Eggers and Toph speed along Highway 1 in California, winding along the coast and listening to loud music. He feels as if he and his little brother are “collecting on what’s coming” to them, since he’s convinced that life “owes” them “with interest,” which is why they are “expecting everything, everything.” They have nowhere to be, he notes, so they’re driving and singing as loud as they can. As they drive, Toph makes faces at people in passing cars, and Eggers lets him steer as he takes off his sweatshirt, feeling all the while that Toph has now become his “twenty-four-hour classroom,” his “captive audience, forced to ingest everything [he] deem[s] worthwhile.” “We have been chosen, you see, chosen,” he says, “and have been given this, it being owed to us, earned by us, all of this.”
Having watched his parents die, Eggers feels oddly free. After all, he has dealt with something terrible, and now he has his whole life ahead of him. He’s only twenty-one, has money from the house that he and Beth sold, and can spend his days driving scenic routes with Toph. Of course, all of this is undercut by hardship, but Eggers chooses to assume an optimistic worldview, one in which he and Toph “have been given” the opportunity to make their lives anew. This, he believes, is “owed” to them because of all they have just experienced.
Eggers and Toph live with Kirsten, Beth, and Beth’s friend in a sublet overlooking the Bay. Their lease only extends until the end of summer, but Eggers has decided there’s no rush to find a job. Instead, he spends time with Toph, trying to make life seem fun and happy. Despite this positive attitude, though, he can’t help but imagine disaster scenarios. For instance, when they drive down Highway 1, he feels like each oncoming car could kill them. “The possibilities leap into my head,” he writes. “We could be driven off the cliff and down and into the ocean. But fuck, we’d make it, Toph and I, given our cunning, our agility, our presence of mind.” He imagines sailing off the cliff and, in perfect coordination with Toph, opening the doors, standing on the roof of the car, and jumping off right as the car splashes into the water.

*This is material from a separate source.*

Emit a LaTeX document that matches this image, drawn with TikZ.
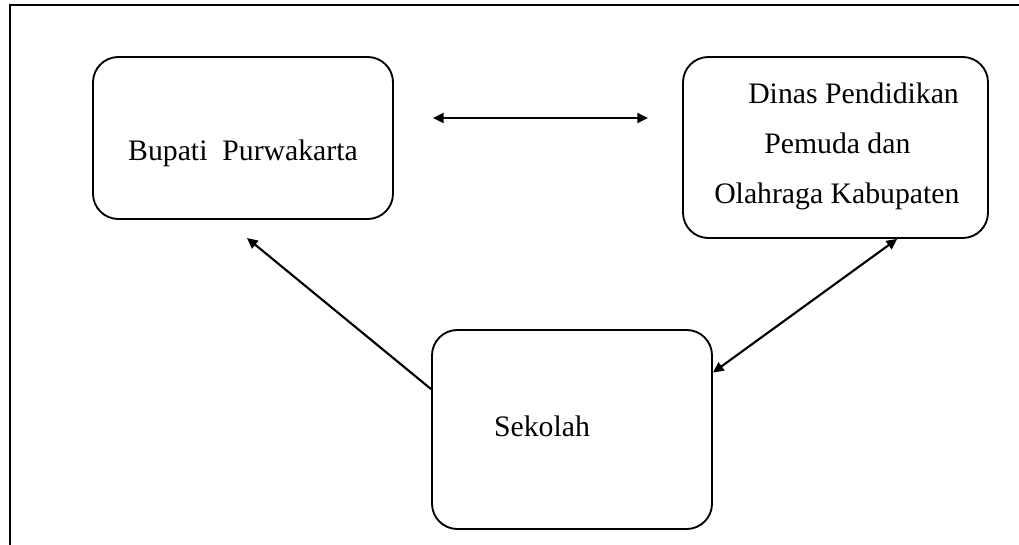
\documentclass[tikz,border=0pt]{standalone}
\usepackage{fontspec}
\setmainfont{Liberation Serif}
\usetikzlibrary{arrows.meta}

\begin{document}
\begin{tikzpicture}[x=0.75pt,y=0.75pt,yscale=-1,xscale=1,
  rrect/.style={draw, line width=1.4pt, rounded corners=19pt, inner sep=0pt},
  txt/.style={inner sep=0.75pt, font=\fontsize{22.3}{37.5}\selectfont},
  link/.style={line width=1.6pt, {Triangle[length=8pt,width=7.5pt]}-{Triangle[length=8pt,width=7.5pt]}},
  onelink/.style={line width=1.6pt, -{Triangle[length=8pt,width=7.5pt]}}]
\useasboundingbox (0,0) rectangle (1019,545);

%Frame
\draw [line width=1.6pt] (10,545) -- (10,5) -- (1019,5) ;

%Rounded Rect
\node [rrect, minimum width=225pt, minimum height=121.5pt] (bupati) at (243,138) {};
%Rounded Rect
\node [rrect, minimum width=228.75pt, minimum height=135.75pt] (dinas) at (835.5,147.5) {};
%Rounded Rect
\node [rrect, minimum width=210pt, minimum height=149.25pt] (sekolah) at (572,429.5) {};

% Text Node
\node [txt] (tbupati) at (243,153) {Bupati\ \ Purwakarta};
% Text Node
\node [txt, align=left, anchor=west] (tdinas) at (713,146) {\hspace*{25.5pt}Dinas Pendidikan\\ \hspace*{37.5pt}Pemuda dan\\ Olahraga Kabupaten};
% Text Node
\node [txt] (tsekolah) at (542,426) {Sekolah};

%Straight Lines
\coordinate (hl) at (433,118);
\coordinate (hr) at (648,118);
\draw [link] (hl) -- (hr) ;
%Straight Lines
\coordinate (bt) at (247,238);
\draw [onelink] (sekolah.164) -- (bt) ;
%Straight Lines
\draw [link] (sekolah.22) -- (dinas.-56) ;

\end{tikzpicture}
\end{document}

It’s unsurprising that Eggers often imagines disastrous situations, given that he has actually experienced what many people would consider a worst-case scenario: the nearly simultaneous death of both his parents. However, the way he thinks about these possibilities is worth examining. For example, when he imagines his car being “driven off the cliff,” his fears take on a comic-book style grandeur, becoming caricatures of real life. Indeed, by rendering his fears in this absurd manner, he finds it easier to recognize how unlikely it is that they’ll actually happen. Further, he often finds himself capable of subverting these fears, as when he imagines Toph and himself surviving this crash like a couple of action movie stars.
Toph joins a Little League baseball team, so Eggers spends many of his afternoons sitting on the sidelines and watching him play. As he does so, he becomes sharply aware of the fact that he doesn’t fit in with the mothers who are watching their sons. “I do not know how to interact with the mothers,” he writes. “Am I them?” Sometimes they make an effort to include him, but mostly he sits off to the side and smiles at their jokes. “Fuck it,” he thinks. “I don’t want to be friends with these women, anyway. Why would I care? I am not them. They are the old model and we are the new.”
As a twenty-one-year-old responsible for a seven-year-old, Eggers is in an interesting position. He’s not Toph’s parent, but he finds himself in situations in which he must act like he is. Moreover, he intuits that people don’t know what to make of him. In turn, he questions himself, here wondering if he belongs at baseball games among the other players’ middle-aged mothers. He doesn’t beat himself up about his inability to integrate into the social world of parenthood. Instead, he chooses to celebrate the fact that he’s a nonconventional guardian, declaring that he and Toph are the “new model” of a family.
Eggers explains that he, Beth, and Toph left Chicago quickly, selling almost everything in the house. Now, everyone living in the sublet is “vibrating with the stress of the sundry adjustments, new schools and jobs,” such that they all “quickly begin to snip and snap and complain.” This tension makes its way into Eggers and Kirsten’s relationship, especially because Kirsten—who doesn’t, like Eggers, have money from selling a house—refuses to let him help her financially, instead opting to find a job. Meanwhile, Eggers and Toph have fun, going to beaches to play Frisbee, a sport for which they have remarkable talent. People stop to watch them play, floored by their tricks. “Senior citizens sit and shake their heads, gasping. Religious people fall to their knees. No one has ever seen anything quite like it,” Eggers writes.
Despite the stress of surviving in a new city as a young adult, Eggers concentrates on cultivating a fun, lighthearted, happy environment for Toph. While Kirsten worries about getting a job, Eggers plays games with his little brother, and though this might seem immature, it’s worth bearing in mind that he’s trying to make this transition easier on Toph. As such, one might argue that he’s displaying a remarkable amount of responsibility, even if it seems like he’s just goofing around and not taking life seriously.